Collected data.
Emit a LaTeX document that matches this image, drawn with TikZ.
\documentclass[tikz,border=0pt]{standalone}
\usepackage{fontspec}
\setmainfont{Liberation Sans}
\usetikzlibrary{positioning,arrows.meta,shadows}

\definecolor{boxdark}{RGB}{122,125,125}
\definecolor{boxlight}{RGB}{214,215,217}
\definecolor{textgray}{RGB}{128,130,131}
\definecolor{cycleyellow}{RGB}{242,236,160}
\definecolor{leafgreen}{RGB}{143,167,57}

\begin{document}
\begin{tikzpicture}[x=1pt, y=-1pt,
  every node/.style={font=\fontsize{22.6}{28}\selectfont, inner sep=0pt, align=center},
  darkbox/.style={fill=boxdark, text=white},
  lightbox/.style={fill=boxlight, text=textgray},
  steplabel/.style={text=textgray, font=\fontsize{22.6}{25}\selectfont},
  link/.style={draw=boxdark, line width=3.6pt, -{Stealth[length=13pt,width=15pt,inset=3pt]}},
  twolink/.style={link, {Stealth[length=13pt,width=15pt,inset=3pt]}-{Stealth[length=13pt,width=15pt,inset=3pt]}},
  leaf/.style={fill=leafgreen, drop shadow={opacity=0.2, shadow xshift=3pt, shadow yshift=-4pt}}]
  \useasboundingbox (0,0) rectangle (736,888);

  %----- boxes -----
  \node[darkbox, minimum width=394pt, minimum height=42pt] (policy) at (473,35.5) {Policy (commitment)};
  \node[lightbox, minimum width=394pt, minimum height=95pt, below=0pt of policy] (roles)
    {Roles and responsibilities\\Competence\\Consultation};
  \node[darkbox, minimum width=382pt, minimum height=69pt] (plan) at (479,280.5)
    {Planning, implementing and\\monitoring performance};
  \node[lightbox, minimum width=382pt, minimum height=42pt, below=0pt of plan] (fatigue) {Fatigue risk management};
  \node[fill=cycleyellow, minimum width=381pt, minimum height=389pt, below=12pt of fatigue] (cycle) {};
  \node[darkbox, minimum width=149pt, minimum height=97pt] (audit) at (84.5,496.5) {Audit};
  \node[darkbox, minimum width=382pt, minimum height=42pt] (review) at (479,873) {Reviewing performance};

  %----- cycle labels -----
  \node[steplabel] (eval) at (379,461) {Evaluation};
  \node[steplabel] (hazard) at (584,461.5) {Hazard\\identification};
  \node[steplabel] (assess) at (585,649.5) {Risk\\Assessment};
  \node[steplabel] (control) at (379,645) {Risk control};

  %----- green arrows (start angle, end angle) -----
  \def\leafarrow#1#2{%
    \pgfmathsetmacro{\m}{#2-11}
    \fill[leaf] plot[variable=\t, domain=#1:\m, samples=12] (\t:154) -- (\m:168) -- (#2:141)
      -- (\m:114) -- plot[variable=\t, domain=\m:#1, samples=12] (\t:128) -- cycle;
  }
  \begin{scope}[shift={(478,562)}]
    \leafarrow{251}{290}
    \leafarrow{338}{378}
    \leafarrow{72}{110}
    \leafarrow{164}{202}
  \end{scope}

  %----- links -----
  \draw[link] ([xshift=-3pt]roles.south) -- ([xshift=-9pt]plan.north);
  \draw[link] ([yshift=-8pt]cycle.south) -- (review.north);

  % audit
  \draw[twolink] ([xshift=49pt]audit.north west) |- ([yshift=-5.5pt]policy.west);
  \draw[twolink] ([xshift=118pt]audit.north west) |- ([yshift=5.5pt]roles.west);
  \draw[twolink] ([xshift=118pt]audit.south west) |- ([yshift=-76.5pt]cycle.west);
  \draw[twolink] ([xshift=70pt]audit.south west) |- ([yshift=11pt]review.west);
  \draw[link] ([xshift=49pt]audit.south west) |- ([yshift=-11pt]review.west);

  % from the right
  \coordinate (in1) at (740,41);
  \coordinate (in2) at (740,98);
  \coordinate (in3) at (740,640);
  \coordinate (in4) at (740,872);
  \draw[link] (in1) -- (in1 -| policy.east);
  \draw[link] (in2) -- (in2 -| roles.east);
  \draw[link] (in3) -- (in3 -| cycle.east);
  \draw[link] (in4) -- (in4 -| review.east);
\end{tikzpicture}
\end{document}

What the task requires.
Beginning at the top of the data, please return every line until and including the line containing "(0,0) rectangle (736,888);", copied exactly, and nothing past it.

Written solution.
Emit a LaTeX document that matches this image, drawn with TikZ.
\documentclass[tikz,border=0pt]{standalone}
\usepackage{fontspec}
\setmainfont{Liberation Sans}
\usetikzlibrary{positioning,arrows.meta,shadows}

\definecolor{boxdark}{RGB}{122,125,125}
\definecolor{boxlight}{RGB}{214,215,217}
\definecolor{textgray}{RGB}{128,130,131}
\definecolor{cycleyellow}{RGB}{242,236,160}
\definecolor{leafgreen}{RGB}{143,167,57}

\begin{document}
\begin{tikzpicture}[x=1pt, y=-1pt,
  every node/.style={font=\fontsize{22.6}{28}\selectfont, inner sep=0pt, align=center},
  darkbox/.style={fill=boxdark, text=white},
  lightbox/.style={fill=boxlight, text=textgray},
  steplabel/.style={text=textgray, font=\fontsize{22.6}{25}\selectfont},
  link/.style={draw=boxdark, line width=3.6pt, -{Stealth[length=13pt,width=15pt,inset=3pt]}},
  twolink/.style={link, {Stealth[length=13pt,width=15pt,inset=3pt]}-{Stealth[length=13pt,width=15pt,inset=3pt]}},
  leaf/.style={fill=leafgreen, drop shadow={opacity=0.2, shadow xshift=3pt, shadow yshift=-4pt}}]
  \useasboundingbox (0,0) rectangle (736,888);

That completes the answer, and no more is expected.